En ese sentido el panorama es análogo al de las pensiones públicas: se pueden pagar, pero si no hay alteraciones demográficas el sistema generará tensiones que desembocarán en una combinación de cotizaciones más altas y pensiones más bajas, que en un punto determinado podrá resultar insostenible para los gobernantes. De ahí el Pacto de Toledo, que es un pacto de silencio para no contarles a los españoles la verdad sobre las pensiones, y de ahí los continuos llamamientos a un pacto de similares características sobre la sanidad, que también oculte a la opinión pública que todo se debe a que la sanidad, como las pensiones, es pública y está manejada por políticos y burócratas.
Como es evidente que la gratuidad (aparente) de la sanidad es una de las explicaciones de su creciente demanda, la idea del copago parece atractiva porque mata dos pájaros de un tiro. Perdón por esta metáfora tan inapropiada hablando de salud, pero es lo que sucede: el copago, aun si consistiera en una suma testimonial, contiene la demanda y al mismo tiempo allega recursos para las arcas públicas. Por lo tanto, si se introdujera, ya estaría resuelto el tremendo problema del déficit de nuestro sistema sanitario. ¿Está claro?
Pues no, la verdad es que no está claro, porque, como sucede siempre con el intervencionismo, el copago no es sólo una solución sino también una fuente de problemas. Si se fija una suma reducida, entonces puede que la demanda siga como hasta ahora, y con ella los desequilibrios financieros y la deuda sanitaria, en particular la farmacéutica. Pero si el copago es elevado la reacción de la opinión pública ante el pago nada testimonial de un servicio que considera un derecho gratuito será muy peligrosa para el gobernante de turno. De ahí que el último engendro de la corrección política sea el copago corregido, es decir, un copago que tenga en cuenta la “equidad”, un injusto disparate que tendrá en la sanidad el mismo resultado que ha tenido en la fiscalidad, es decir, que el Gobierno nunca cobre más a los más ricos sino a los que no pueden eludirlo.
Hablando de fiscalidad, la otra línea de defensa del aumento de los ingresos es, naturalmente, la subida de impuestos, que en general en boca del buenismo contemporáneo suele apuntar a los llamados sin taxes, los “impuestos sobre el pecado”, como lo son típicamente el tabaco y el alcohol; a veces se añade que deberían ser finalistas, es decir, que su recaudación debería reservarse sólo para la sanidad.
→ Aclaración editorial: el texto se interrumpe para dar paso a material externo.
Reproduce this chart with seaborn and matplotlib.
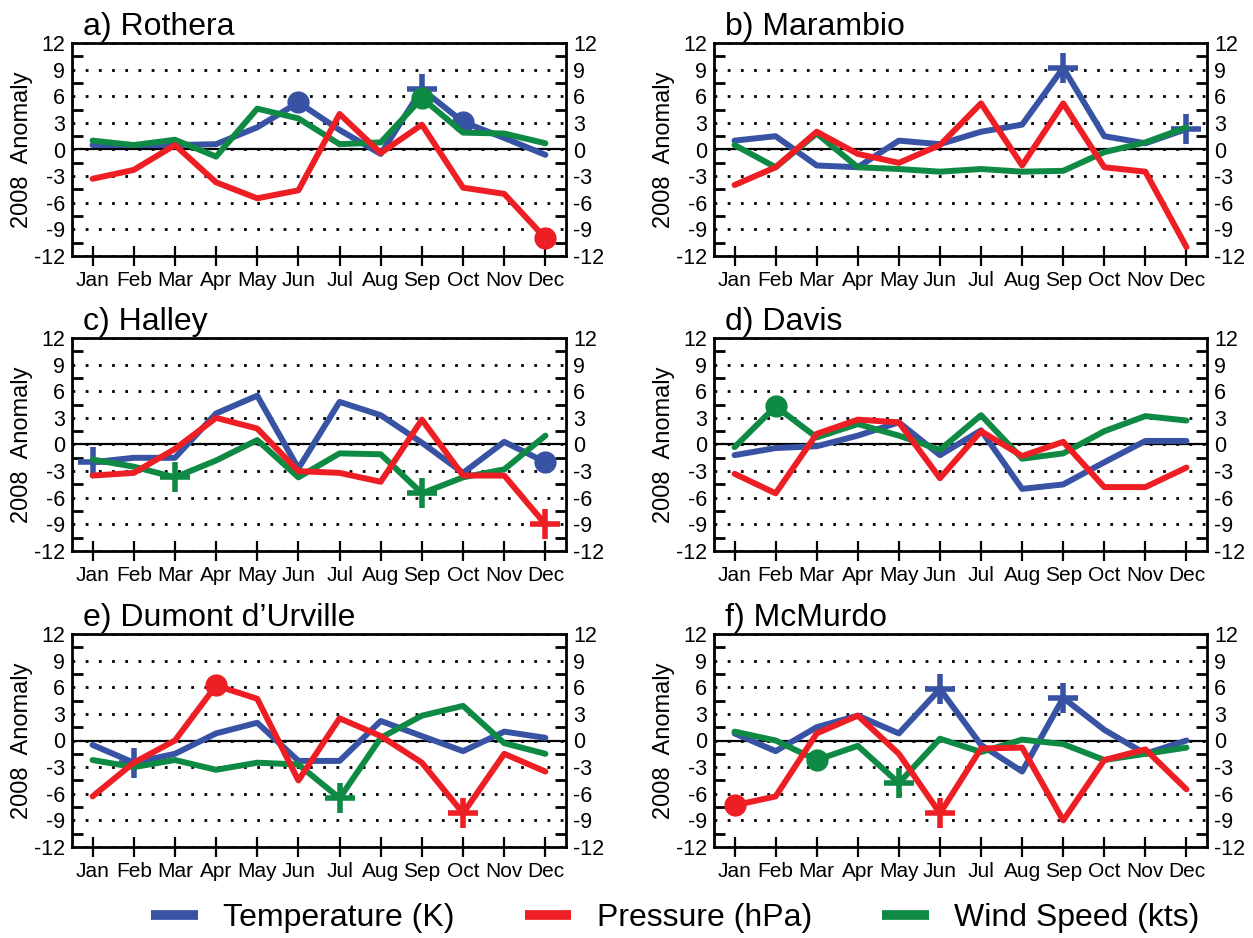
import numpy as np
import pandas as pd
import matplotlib
matplotlib.use("Agg")
import matplotlib.pyplot as plt
from matplotlib.lines import Line2D
import seaborn as sns

# ---------------- data ----------------
months = ["Jan", "Feb", "Mar", "Apr", "May", "Jun",
          "Jul", "Aug", "Sep", "Oct", "Nov", "Dec"]
variables = ["Temperature (K)", "Pressure (hPa)", "Wind Speed (kts)"]
yticks = [-12, -9, -6, -3, 0, 3, 6, 9, 12]
ytick_minor = [-10.5, -7.5, -4.5, -1.5, 1.5, 4.5, 7.5, 10.5]

titles = ["a) Rothera", "b) Marambio", "c) Halley",
          "d) Davis", "e) Dumont d\u2019Urville", "f) McMurdo"]

rothera_temp = [0.5, 0.5, 0.5, 0.6, 2.5, 5.3, 2.2, -0.5, 6.8, 3.1, 1.3, -0.6]
rothera_pres = [-3.3, -2.3, 0.5, -3.7, -5.5, -4.6, 4.0, -0.4, 2.8, -4.3, -5.0, -10.0]
rothera_wind = [1.0, 0.5, 1.1, -0.8, 4.6, 3.5, 0.6, 0.8, 5.8, 1.9, 1.8, 0.7]

marambio_temp = [1.0, 1.5, -1.8, -2.0, 1.0, 0.6, 2.0, 2.8, 9.2, 1.5, 0.7, 2.3]
marambio_pres = [-4.0, -2.0, 2.0, -0.5, -1.5, 0.5, 5.2, -1.8, 5.2, -2.0, -2.5, -11.0]
marambio_wind = [0.5, -2.0, 1.8, -2.0, -2.2, -2.5, -2.2, -2.5, -2.4, -0.3, 0.8, 2.5]

halley_temp = [-2.0, -1.5, -1.5, 3.5, 5.5, -2.7, 4.8, 3.3, 0.2, -3.2, 0.3, -2.0]
halley_pres = [-3.5, -3.2, -0.5, 3.0, 1.8, -3.0, -3.2, -4.2, 2.8, -3.5, -3.5, -9.0]
halley_wind = [-1.7, -2.5, -3.7, -1.8, 0.5, -3.7, -1.0, -1.1, -5.5, -3.7, -2.8, 1.0]

davis_temp = [-1.2, -0.4, -0.2, 1.0, 2.5, -1.2, 1.6, -5.0, -4.5, -2.0, 0.4, 0.4]
davis_pres = [-3.3, -5.5, 1.2, 2.8, 2.5, -3.8, 1.5, -1.3, 0.3, -4.8, -4.8, -2.6]
davis_wind = [-0.3, 4.3, 0.8, 2.3, 1.0, -0.6, 3.3, -1.6, -1.0, 1.5, 3.2, 2.7]

dumont_temp = [-0.5, -2.5, -1.5, 0.8, 2.0, -2.3, -2.3, 2.2, 0.5, -1.2, 1.0, 0.3]
dumont_pres = [-6.3, -2.5, 0.0, 6.2, 4.7, -4.5, 2.5, 0.5, -2.5, -8.2, -1.5, -3.5]
dumont_wind = [-2.2, -3.0, -2.2, -3.3, -2.5, -2.7, -6.5, 0.3, 2.8, 3.9, -0.3, -1.5]

mcmurdo_temp = [0.8, -1.2, 1.5, 2.8, 0.8, 5.8, -0.5, -3.5, 4.8, 1.2, -1.5, 0.0]
mcmurdo_pres = [-7.3, -6.3, 0.8, 2.8, -1.5, -8.2, -0.9, -0.8, -9.0, -2.2, -1.0, -5.5]
mcmurdo_wind = [1.0, 0.0, -2.2, -0.6, -4.8, 0.2, -1.3, 0.1, -0.4, -2.2, -1.5, -0.8]

# highlighted months: (variable, month, symbol)
rothera_marks = [("Temperature (K)", "Jun", "o"), ("Temperature (K)", "Sep", "+"),
                 ("Temperature (K)", "Oct", "o"), ("Wind Speed (kts)", "Sep", "o"),
                 ("Pressure (hPa)", "Dec", "o")]
marambio_marks = [("Temperature (K)", "Sep", "+"), ("Temperature (K)", "Dec", "+")]
halley_marks = [("Temperature (K)", "Jan", "+"), ("Wind Speed (kts)", "Mar", "+"),
                ("Wind Speed (kts)", "Sep", "+"), ("Pressure (hPa)", "Dec", "+"),
                ("Temperature (K)", "Dec", "o")]
davis_marks = [("Wind Speed (kts)", "Feb", "o")]
dumont_marks = [("Temperature (K)", "Feb", "+"), ("Pressure (hPa)", "Apr", "o"),
                ("Wind Speed (kts)", "Jul", "+"), ("Pressure (hPa)", "Oct", "+")]
mcmurdo_marks = [("Pressure (hPa)", "Jan", "o"), ("Wind Speed (kts)", "Mar", "o"),
                 ("Wind Speed (kts)", "May", "+"), ("Temperature (K)", "Jun", "+"),
                 ("Pressure (hPa)", "Jun", "+"), ("Temperature (K)", "Sep", "+")]

stations = [
    (rothera_temp, rothera_pres, rothera_wind, rothera_marks),
    (marambio_temp, marambio_pres, marambio_wind, marambio_marks),
    (halley_temp, halley_pres, halley_wind, halley_marks),
    (davis_temp, davis_pres, davis_wind, davis_marks),
    (dumont_temp, dumont_pres, dumont_wind, dumont_marks),
    (mcmurdo_temp, mcmurdo_pres, mcmurdo_wind, mcmurdo_marks),
]

# ---------------- style ----------------
palette = {"Temperature (K)": "#3953a4",
           "Pressure (hPa)": "#ed1f24",
           "Wind Speed (kts)": "#0f8a44"}
draw_order = ["Temperature (K)", "Wind Speed (kts)", "Pressure (hPa)"]

sns.set_style("ticks")
plt.rcParams["font.family"] = ["Liberation Sans", "DejaVu Sans"]
plt.rcParams["axes.linewidth"] = 2.0
plt.rcParams["text.color"] = "black"
plt.rcParams["axes.labelcolor"] = "black"
plt.rcParams["xtick.color"] = "black"
plt.rcParams["ytick.color"] = "black"

fig = plt.figure(figsize=(12.53, 9.38), dpi=100)

W, H = 1253.0, 938.0
col_left = [72 / W, 714 / W]
col_width = [494 / W, 493 / W]
row_bottom = [(H - 256) / H, (H - 551) / H, (H - 847) / H]
row_height = 213 / H

x_idx = np.arange(len(months))

for i, (temp, pres, wind, marks) in enumerate(stations):
    r, c = divmod(i, 2)
    ax = fig.add_axes([col_left[c], row_bottom[r], col_width[c], row_height])

    df = pd.DataFrame({
        "month": np.tile(x_idx, 3),
        "value": np.concatenate([temp, pres, wind]),
        "variable": np.repeat(variables, len(months)),
    })

    ax.axhline(0, color="black", lw=1.6, zorder=1.5)

    for k, var in enumerate(draw_order):
        sub = df[df["variable"] == var]
        sns.lineplot(data=sub, x="month", y="value", color=palette[var],
                     lw=4.3, ax=ax, estimator=None, sort=False,
                     legend=False, zorder=3 + k)
        for (mvar, mmon, sym) in marks:
            if mvar != var:
                continue
            mi = months.index(mmon)
            yv = sub["value"].to_numpy()[mi]
            if sym == "+":
                ax.plot([mi], [yv], marker="+", ms=21, mew=4.0,
                        color=palette[var], ls="none", zorder=3 + k)
            else:
                ax.plot([mi], [yv], marker="o", ms=16, mew=0,
                        color=palette[var], ls="none", zorder=3 + k)

    ax.set_xlim(-0.5, 11.5)
    ax.set_ylim(-12, 12)
    ax.set_xticks(x_idx)
    ax.set_xticklabels(months)
    ax.set_yticks(yticks)
    ax.set_yticklabels([str(t) for t in yticks])
    ax.set_yticks(ytick_minor, minor=True)

    ax.yaxis.grid(True, which="major", color="black",
                  linestyle=(0, (1, 3.75)), lw=2.0, zorder=1)
    ax.xaxis.grid(False)

    ax.tick_params(axis="x", which="major", direction="inout", length=14,
                   width=1.6, labelsize=15, pad=4, color="black")
    ax.tick_params(axis="y", which="major", length=0, labelsize=15.5, pad=5,
                   left=True, right=True, labelleft=True, labelright=True)
    ax.tick_params(axis="y", which="minor", direction="in", length=8,
                   width=2.0, left=True, right=True, color="black")
    for sp in ax.spines.values():
        sp.set_visible(True)
        sp.set_color("black")
        sp.set_linewidth(2.0)

    ax.set_xlabel("")
    ax.set_ylabel("2008  Anomaly", fontsize=17, labelpad=1)

    ax.annotate(titles[i], xy=(0, 1), xycoords="axes fraction",
                xytext=(8, 6), textcoords="offset points",
                ha="left", va="baseline", fontsize=23)

handles = [Line2D([0], [0], color=palette[v], lw=7, solid_capstyle="butt")
           for v in variables]
fig.legend(handles, variables, loc="center", ncol=3,
           bbox_to_anchor=(0.539, 0.021), frameon=False, fontsize=23,
           handlelength=1.45, handletextpad=0.8, columnspacing=2.2,
           borderpad=0, borderaxespad=0)

fig.savefig("out.png", dpi=100)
Problema: la fiscalidad sobre tales sustancias ya es elevadísima, y no cabe descartar que una nueva vuelta de tuerca rebaje la recaudación total, por ejemplo por el aumento del contrabando, un fenómeno que ya se está registrando en el caso de los cigarrillos.
El copago, pues, podrá introducirse, o alguna variante para lograr mayores ingresos públicos, pero es posible o incluso probable que no resuelva realmente los problemas que plantea un Estado redistribuidor en expansión.
Por cierto, una y otra vez oirá usted hablar de “la sanidad pública que queremos” o “nuestro modelo social”. Desconfíe: quienes así hablan no se plantean nunca dejarnos a cada uno de nosotros elegir aquello que queremos y pagarlo con lo que es nuestro.